Coming to the aid of Israel is fine. But you’re now evading the issue of the “thin wedge” that you raised in your previous comment. If you’re going to give the government the power to stop thin wedges, then you’ve given it the power to control just about everything (religion, speech, sexual relations, food preferences, sports, commerce, etc.) because everything can be perceived as a thin wedge that would lead to something intolerable down the road.
And economic boycotts conducted by private parties are not “war” as understood by international treaties or the common sense of the term as used in our constitution and by everyone over the millenia.
Sounds to me like a recipe for never doing anything until it’s too late. Is there any government action that can’t be dressed up as infringing someone’s private interests, no matter how obscurely?
And maybe we should not – in this millennium- be bound by the norms of ancient history.
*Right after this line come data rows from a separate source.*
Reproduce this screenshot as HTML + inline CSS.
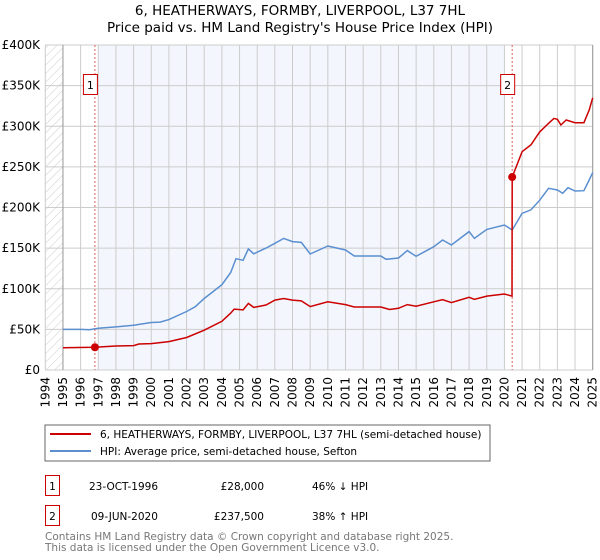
<!DOCTYPE html>
<html><head><meta charset="utf-8"><style>
body{margin:0;width:600px;height:560px;background:#fff;font-family:"DejaVu Sans","Liberation Sans",sans-serif;overflow:hidden}
svg{position:absolute;left:0;top:0}
</style></head><body>
<svg id="c" width="600" height="560" xmlns="http://www.w3.org/2000/svg">
<defs><pattern id="hatch" width="6" height="6" patternUnits="userSpaceOnUse" patternTransform="rotate(45)"><line x1="0" y1="0" x2="0" y2="6" stroke="#ccc" stroke-width="1"/></pattern></defs>
<text x="300" y="15" text-anchor="middle" font-size="13.5">6, HEATHERWAYS, FORMBY, LIVERPOOL, L37 7HL</text>
<text x="300" y="32" text-anchor="middle" font-size="13.5">Price paid vs. HM Land Registry's House Price Index (HPI)</text>
<g id="plot"></g>
<rect x="45" y="425" width="445" height="36" fill="#fff" stroke="#666"/>
<line x1="50" y1="434" x2="91" y2="434" stroke="#cc0000" stroke-width="2"/>
<text x="100" y="438" font-size="10.5">6, HEATHERWAYS, FORMBY, LIVERPOOL, L37 7HL (semi-detached house)</text>
<line x1="50" y1="451" x2="91" y2="451" stroke="#5b8fd0" stroke-width="2"/>
<text x="100" y="455" font-size="10.5">HPI: Average price, semi-detached house, Sefton</text>
<g font-size="10.5">
<rect x="45.5" y="475.5" width="14" height="20" fill="#fff" stroke="#cc0000"/>
<text x="52.5" y="490" text-anchor="middle">1</text>
<text x="89" y="490">23-OCT-1996</text>
<text x="264" y="490" text-anchor="end">£28,000</text>
<text x="312" y="490">46% ↓ HPI</text>
<rect x="45.5" y="505.5" width="14" height="20" fill="#fff" stroke="#cc0000"/>
<text x="52.5" y="520" text-anchor="middle">2</text>
<text x="91" y="520">09-JUN-2020</text>
<text x="264" y="520" text-anchor="end">£237,500</text>
<text x="312" y="520">38% ↑ HPI</text>
</g>
<text x="45" y="540" font-size="10.5" fill="#777">Contains HM Land Registry data © Crown copyright and database right 2025.</text>
<text x="45" y="551" font-size="10.5" fill="#777">This data is licensed under the Open Government Licence v3.0.</text>
</svg>
<script>
const hpiYears=[1995,1996,1996.5,1997,1998,1999,2000,2000.5,2001,2002,2002.5,2003,2004,2004.5,2004.8,2005.2,2005.5,2005.8,2006.5,2007,2007.5,2008,2008.5,2009,2010,2011,2011.5,2012,2013,2013.3,2014,2014.5,2015,2016,2016.5,2017,2018,2018.3,2019,2020,2020.44,2021,2021.5,2022,2022.5,2023,2023.3,2023.6,2024,2024.5,2024.8,2025];
const hpiValues=[50,50,49.5,51.5,53,55,58.5,59,62,72,78,88,105,120,137,135,149,143,150,156,162,158,157,142.8,152.6,147.7,140.3,140.3,140.3,136.2,137.8,146.9,140,151.8,160,153.8,170.3,162,173.1,178.5,172.3,192.8,197,209,223.6,221.5,217.5,224.4,220.3,220.7,233.8,242.9];
const priceYears=[1995,1996.81,1998,1999,1999.3,2000,2001,2002,2003,2004,2004.5,2004.7,2005.2,2005.5,2005.8,2006.5,2007,2007.5,2008,2008.5,2009,2010,2011,2011.5,2012,2013,2013.5,2014,2014.5,2015,2016,2016.5,2017,2018,2018.3,2019,2020,2020.43,2020.44,2021,2021.5,2022,2022.5,2022.8,2023,2023.2,2023.5,2024,2024.5,2024.8,2025];
const priceValues=[27.5,28,29.5,30,32,32.5,35,40,49,60,70,75,74,82,77,80,86,88,86,85,78,84,80.5,77.5,77.5,77.5,74.5,76,80.5,78.5,84,86.5,83,89.5,87,91,93.5,91,237.5,268.7,277,293,303.6,309.7,308.5,301.5,307.7,304.4,304.4,320,335];
const saleYears=[1996.81,2020.44];
const saleValues=[28,237.5];
const saleLabels=["1","2"];
const yTicks=[0,50,100,150,200,250,300,350,400];
const yTickLabels=["£0","£50K","£100K","£150K","£200K","£250K","£300K","£350K","£400K"];
const xTicks=[1994,1995,1996,1997,1998,1999,2000,2001,2002,2003,2004,2005,2006,2007,2008,2009,2010,2011,2012,2013,2014,2015,2016,2017,2018,2019,2020,2021,2022,2023,2024,2025];

const X0=45.3,X1=592.7,Y0=370,Y1=45;
const x=v=>X0+(v-1994)/(2025-1994)*(X1-X0);
const y=v=>Y0-v/400*(Y0-Y1);
const NS="http://www.w3.org/2000/svg";
const g=document.getElementById('plot');
function mk(t,a){const e=document.createElementNS(NS,t);for(const k in a)e.setAttribute(k,a[k]);g.appendChild(e);return e;}

let e=mk('rect',{x:X0,y:Y1,width:X1-X0,height:Y0-Y1,fill:'#fff'});


e=mk('rect',{x:x(1994),y:Y1,width:x(1995)-x(1994),height:Y0-Y1,fill:'url(#hatch)'});


e=mk('rect',{x:x(saleYears[0])+3.5,y:Y1,width:x(saleYears[1])-x(saleYears[0])-11,height:Y0-Y1,fill:'#f3f6fd'});


xTicks.forEach(t=>{
  const l=mk('line',{x1:x(t),x2:x(t),y1:Y1,y2:Y0,stroke:'#ccc','stroke-width':1});
  
  
  const tx=mk('text',{x:0,y:0,'font-size':12,'text-anchor':'end',transform:`translate(${x(t)+4},${Y0+7}) rotate(-90)`});
  tx.textContent=t;
  
  
});
yTicks.forEach((t,i)=>{
  const l=mk('line',{x1:X0,x2:X1,y1:y(t),y2:y(t),stroke:'#ccc','stroke-width':1});
  
  
  const tx=mk('text',{x:40,y:y(t)+4,'font-size':12,'text-anchor':'end'});
  tx.textContent=yTickLabels[i];
  
  
});
e=mk('line',{x1:x(1995),x2:x(1995),y1:Y1,y2:Y0,stroke:'#999'});


e=mk('line',{x1:X1,x2:X1,y1:Y1,y2:Y0,stroke:'#999'});


saleYears.forEach((s,i)=>{
  const l=mk('line',{x1:x(s),x2:x(s),y1:Y1,y2:Y0,stroke:'#e06060','stroke-dasharray':'2,2','stroke-width':1});
  
  
  const r=mk('rect',{x:x(s)-11.5,y:74.5,width:14,height:20,fill:'#fff',stroke:'#cc0000'});
  
  
  const t=mk('text',{x:x(s)-4.5,y:89,'font-size':11,'text-anchor':'middle'});
  t.textContent=saleLabels[i];
  
  
});
const pts=(xs,vs)=>xs.map((v,i)=>x(v).toFixed(1)+','+y(vs[i]).toFixed(1)).join(' ');
e=mk('polyline',{points:pts(hpiYears,hpiValues),fill:'none',stroke:'#5b8fd0','stroke-width':1.5});


e=mk('polyline',{points:pts(priceYears,priceValues),fill:'none',stroke:'#cc0000','stroke-width':1.5});


saleYears.forEach((s,i)=>{
  const c=mk('circle',{cx:x(s),cy:y(saleValues[i]),r:4,fill:'#cc0000'});
  
  
});
</script>
</body></html>
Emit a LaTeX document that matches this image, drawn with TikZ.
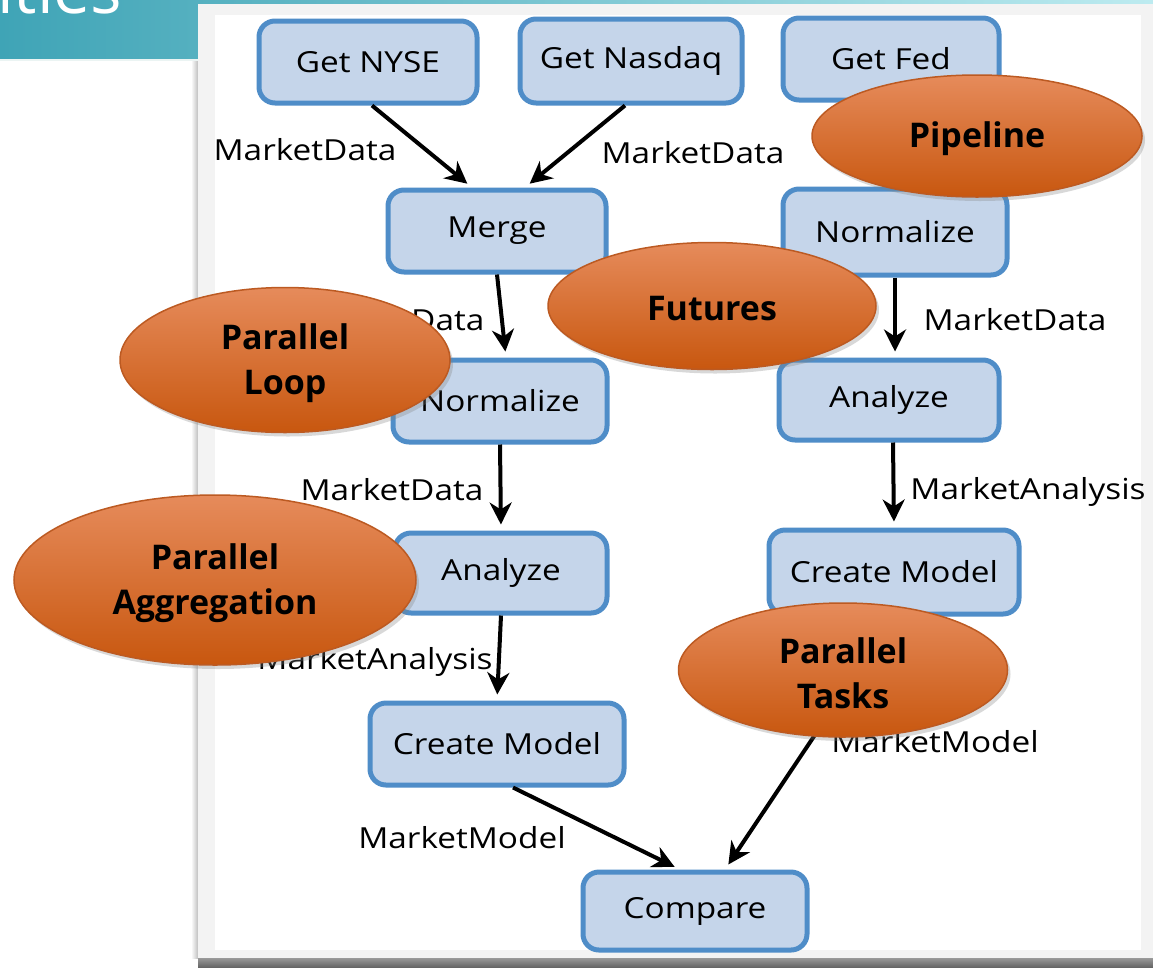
\documentclass[tikz,border=0pt]{standalone}
\usepackage{fontspec}
\setmainfont{Open Sans}
\newfontfamily\sketchfont[FakeStretch=1.15]{Open Sans}
\usetikzlibrary{arrows.meta,shadows,shapes.geometric}

\definecolor{boxfill}{HTML}{C5D5EA}
\definecolor{boxline}{HTML}{4F8DC8}
\definecolor{ovaltop}{HTML}{E68B5B}
\definecolor{ovalbot}{HTML}{C8570F}
\definecolor{ovalrim}{HTML}{BC5A22}
\definecolor{tealA}{HTML}{3FA4B6}
\definecolor{tealB}{HTML}{7CB4AE}
\definecolor{tealC}{HTML}{BDEBF0}
\definecolor{frame}{HTML}{F3F3F3}

\tikzset{
  stage/.style={rectangle, rounded corners=16pt, draw=boxline, line width=5pt,
    fill=boxfill, font=\sketchfont\fontsize{29}{34}\selectfont, inner sep=0pt},
  flow/.style={line width=4pt, -{Stealth[length=22pt,width=22pt,inset=7pt]},
    shorten >=6pt},
  datalabel/.style={font=\sketchfont\fontsize{29}{34}\selectfont, inner sep=0pt},
  pattern/.style={ellipse, top color=ovaltop, bottom color=ovalbot,
    draw=ovalrim, line width=1.5pt,
    drop shadow={opacity=0.3, shadow xshift=3pt, shadow yshift=-4pt}},
  patternlabel/.style={font=\bfseries\fontsize{34}{45}\selectfont, align=center,
    yshift=-3pt}
}

\begin{document}
\begin{tikzpicture}[x=1pt,y=-1pt]
\useasboundingbox (0,0) rectangle (1153,967);

% slide header band
\fill[left color=tealA, middle color=tealB, right color=tealC] (0,0) rectangle (1153,60);
\fill[white!85!tealB] (0,59) rectangle (198,61);
\node[anchor=base west, text=white, font=\fontsize{66}{70}\selectfont, inner sep=0pt]
  (title) at (-3,13) {ities};

% picture card
\fill[left color=white, right color=black!25] (191,61) rectangle (198,958);
\fill[frame] (198,4) rectangle (1153,958);
\fill[white] (215,15) rectangle (1141,950);
\fill[top color=black!40, bottom color=black!60] (198,958) rectangle (1153,967);

% stages
\node[stage, minimum width=218, minimum height=82] (nyse)    at (368,62)  {Get NYSE};
\node[stage, minimum width=222, minimum height=84] (nasdaq)  at (631,61)  {Get Nasdaq};
\node[stage, minimum width=216, minimum height=82] (fed)     at (891,59)  {Get Fed};
\node[stage, minimum width=218, minimum height=82] (merge)   at (497,231) {Merge};
\node[stage, minimum width=224, minimum height=86] (normR)   at (895,232) {Normalize};
\node[stage, minimum width=214, minimum height=82] (normL)   at (500,401) {Normalize};
\node[stage, minimum width=220, minimum height=80] (anaR)    at (889,400) {Analyze};
\node[stage, minimum width=212, minimum height=80] (anaL)    at (501,573) {Analyze};
\node[stage, minimum width=250, minimum height=84] (cmR)     at (894,572) {Create Model};
\node[stage, minimum width=254, minimum height=82] (cmL)     at (497,744) {Create Model};
\node[stage, minimum width=224, minimum height=78] (compare) at (695,911) {Compare};

% data flow
\draw[flow] ([xshift=4pt]nyse.south) -- ([xshift=-25pt]merge.north);
\draw[flow] ([xshift=-6pt]nasdaq.south) -- ([xshift=28pt]merge.north);
\draw[flow] (merge.south) -- ([xshift=6pt]normL.north);
\draw[flow] (normR.south) -- ([xshift=6pt]anaR.north);
\draw[flow] (normL.south) -- (anaL.north);
\draw[flow] ([xshift=4pt]anaR.south) -- (cmR.north);
\draw[flow] (anaL.south) -- (cmL.north);
\draw[flow] ([xshift=16pt]cmL.south) -- ([xshift=-15pt]compare.north);
\draw[flow] (cmR.south) -- ([xshift=30pt]compare.north);

% edge labels
\node[datalabel] (l1) at (305,150)  {MarketData};
\node[datalabel] (l2) at (693,153)  {MarketData};
\node[datalabel] (l3) at (393,320)  {MarketData};
\node[datalabel] (l4) at (1015,320) {MarketData};
\node[datalabel] (l5) at (392,490)  {MarketData};
\node[datalabel] (l6) at (1028,492) {MarketAnalysis};
\node[datalabel] (l7) at (375,662)  {MarketAnalysis};
\node[datalabel] (l8) at (935,742)  {MarketModel};
\node[datalabel] (l9) at (462,838)  {MarketModel};

% parallel patterns
\node[pattern, minimum width=330, minimum height=122,
  label={[patternlabel]center:Pipeline}] (pipeline) at (977,136) {};
\node[pattern, minimum width=328, minimum height=127,
  label={[patternlabel]center:Futures}] (futures) at (712,306) {};
\node[pattern, minimum width=330, minimum height=145,
  label={[patternlabel]center:Parallel\\Loop}] (ploop) at (285,360) {};
\node[pattern, minimum width=402, minimum height=170,
  label={[patternlabel]center:Parallel\\Aggregation}] (pagg) at (215,580) {};
\node[pattern, minimum width=329, minimum height=134,
  label={[patternlabel]center:Parallel\\Tasks}] (ptasks) at (843,670) {};
\end{tikzpicture}
\end{document}
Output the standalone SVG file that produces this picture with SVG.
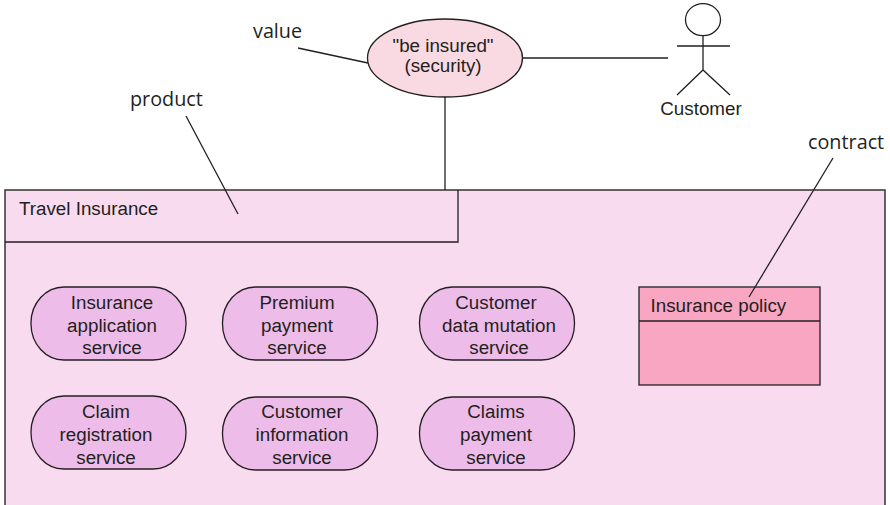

Go easy on the “gunpoint” rhetoric! Thanks to Israel’s dynamic and innovative economic model most people do business with Israel,indirectly at least, on a regular basis.
Nope. I use it against the Left, I’m going to use it against you. Banning a political position means threatening those who hold it with violence if they continue to express it. If you are not willing to condone violence in the name of your proposed goal, you should not advocate the use of government to achieve it.
There is no legal difference between what you are proposing and forcing caterers to serve same sex unions. A person is free to engage, or not engage in business with whomever he wishes without interference from the state.
Spoken like a true Progressive.
No, it doesn’t sound like that to you, or to anyone else.
And we’re not talking about infringing on private interests, but on well-established private rights.
The last millennium wasn’t totalitarian enough for you?
Scroll up and see who brought past millennia into this conversation.
Then have a think, or do some research, about how Jews were treated in the last millennium – not just in the last century, but for the previous centuries also, before there was ever a State of Israel. If wanting to avoid repetition of those horrors makes me a progressive then I wear the badge with pride.
I really think you don’t appreciate what BDS is all about. Or maybe you do? Well I’m not OK with individuals or corporations being harassed and blackened for doing business with Israel.
Scroll up and see who brought totalitarian ideas of government into this conversation.
An earthquake has a frequency of less than 20Hz. You’re shifting your ground and changing the topic at somewhere around the same frequency.
Once upon a time liberals and civil libertarians would quote the words, “I may disagree with what you say, but I’ll defend to the death your right to say it.” Are you familiar with that statement?